Amazon Conservation Team: Changing the landscape of conservation
The Amazon River basin encompasses more than 50% of the world’s remaining tropical forests and contains the richest biodiversity on Earth. However, 20% of these forests have been destroyed. Fortunately, hope lies in the 25% of the Amazon where indigenous groups have been superb stewards of the forests for millennia. ACT partners with indigenous people to conserve biodiversity, improve health, and strengthen traditional cultures in Amazonia. Since 1996, ACT has successfully built trusting partnerships with indigenous peoples – developing and implementing a comprehensive methodology that enables them to combine their traditional knowledge with modern technology and skills. To date, ACT has helped over 30 tribes map and lay the essential groundwork for the protection of over 70 million acres of ancestral rainforest.
Impact
To date, ACT has helped over 30 tribes map and lay the essential groundwork for the protection of over 70 million acres of ancestral rainforest.
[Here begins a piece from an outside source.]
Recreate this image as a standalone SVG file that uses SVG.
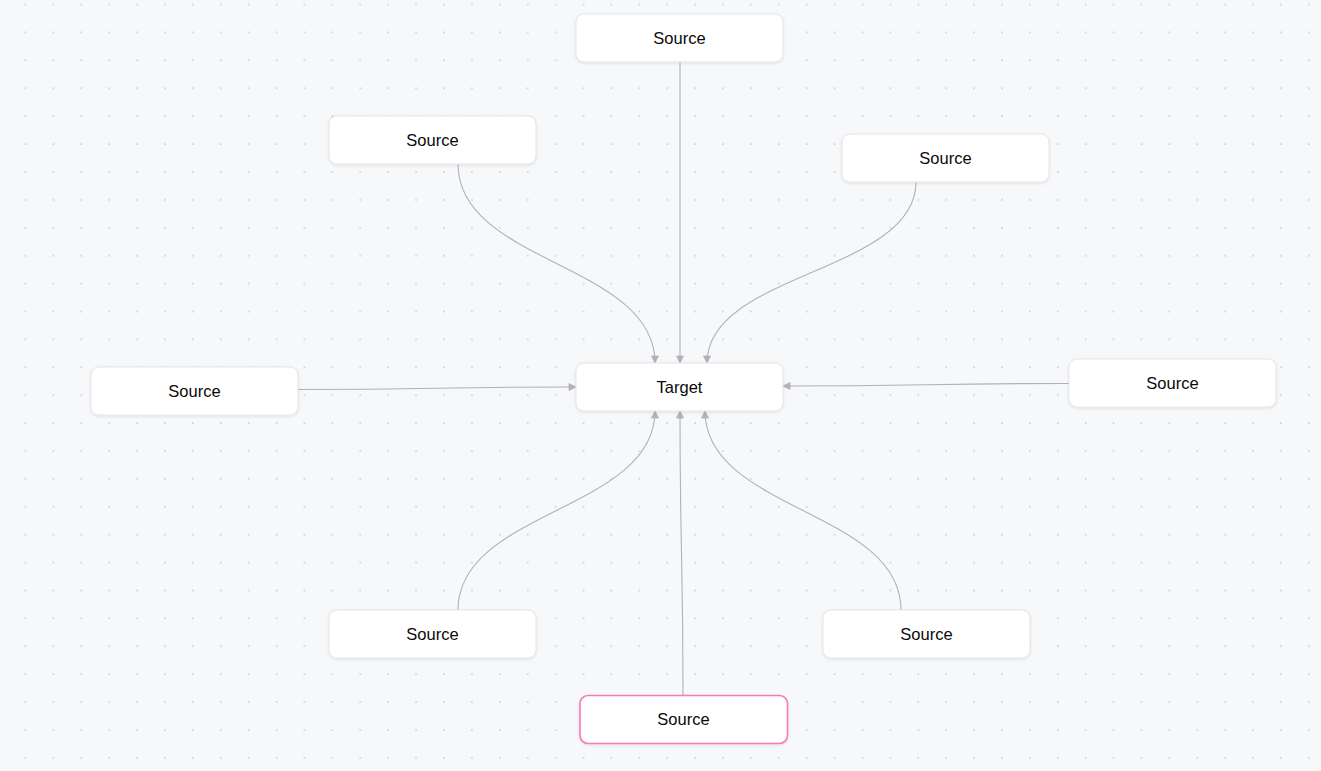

Through innovative projects, ACT helps indigenous communities find solutions to climate change, improve education, and build sustainable local economies while keeping communities culturally strong.
Beneficiaries
ACT has worked with more than 30 indigenous tribes, including the Inga, Siona, Kofán, Kamsá, and Coreguaje of Colombia; the Trio and Wayana communities of Suriname; and the Suruí, Waurá, Wai-Wai, Kaxuyana, Kamayurá and Yawalapití tribes of Brazil. In most cases, contact with Western society has greatly challenged indigenous peoples and their lands. All have had their territories reduced, their culture eroded, and their forests invaded by hunters, miners, farmers, and loggers. Moreover, modern land management requires modern skills, and many indigenous groups lack these skills as well as consistent, long-term financing options to conserve their forests.
Sustainability
ACT and its work have a lasting impact because we believe that real environmental protection does not exist without the indigenous communities who have an immediate stake in its conservation. Sustainability first begins with creating in our partners a sense of ownership of the project so that they are invested in its success. Secondly, we provide guidance over time for them to fully implement their own method of successful sustainability.
Innovation
In 1996, ACT redefined “effective” conservation as efficient, nimble, and on-the-ground, focusing on capacity building and equipping indigenous communities with the skills and tools necessary to control their destinies by directly participating in the conservation of their lands and cultures. When ACT was founded to work in partnership with indigenous tribes, conservation meant buying land, not building and maintaining trusted relationships with local communities. ACT’s model of conservation is now mirrored by other organizations, setting ACT apart as a pioneer in capacity building among local populations.
Scalability
It is through trusted and longstanding relationships with indigenous people that ACT has garnered recognition and credibility among local populations, governments and other NGOs. ACT’s approach to conservation begins with the communities and addresses the needs that they determine are priorities. In most cases, indigenous communities have sought out ACT’s assistance after witnessing projects implemented by neighboring tribes, scaling our conservation efforts and trust throughout entire regions of the Amazon. As a result, indigenous communities are sharing experiences locally, nationally and internationally. For example, in 2009 ACT teamed with the Jane Goodall Institute and Google Earth Outreach to create a virtual tour of communities in Brazil and Tanzania using GIS technology to fight deforestation. The tour was presented by ACT and JGI at the United Nations Framework Convention on Climate Change in Copenhagen.
Source of funding
As an NGO, ACT relies on the short and long-term contributions of individual, foundation, corporate and government funders to carry out its vision and mission. Additionally, ACT seeks to build and strengthen an endowment fund for organizational long-term financial stability, while also helping to increase the economic opportunities of its indigenous partners through sustainable income generation projects.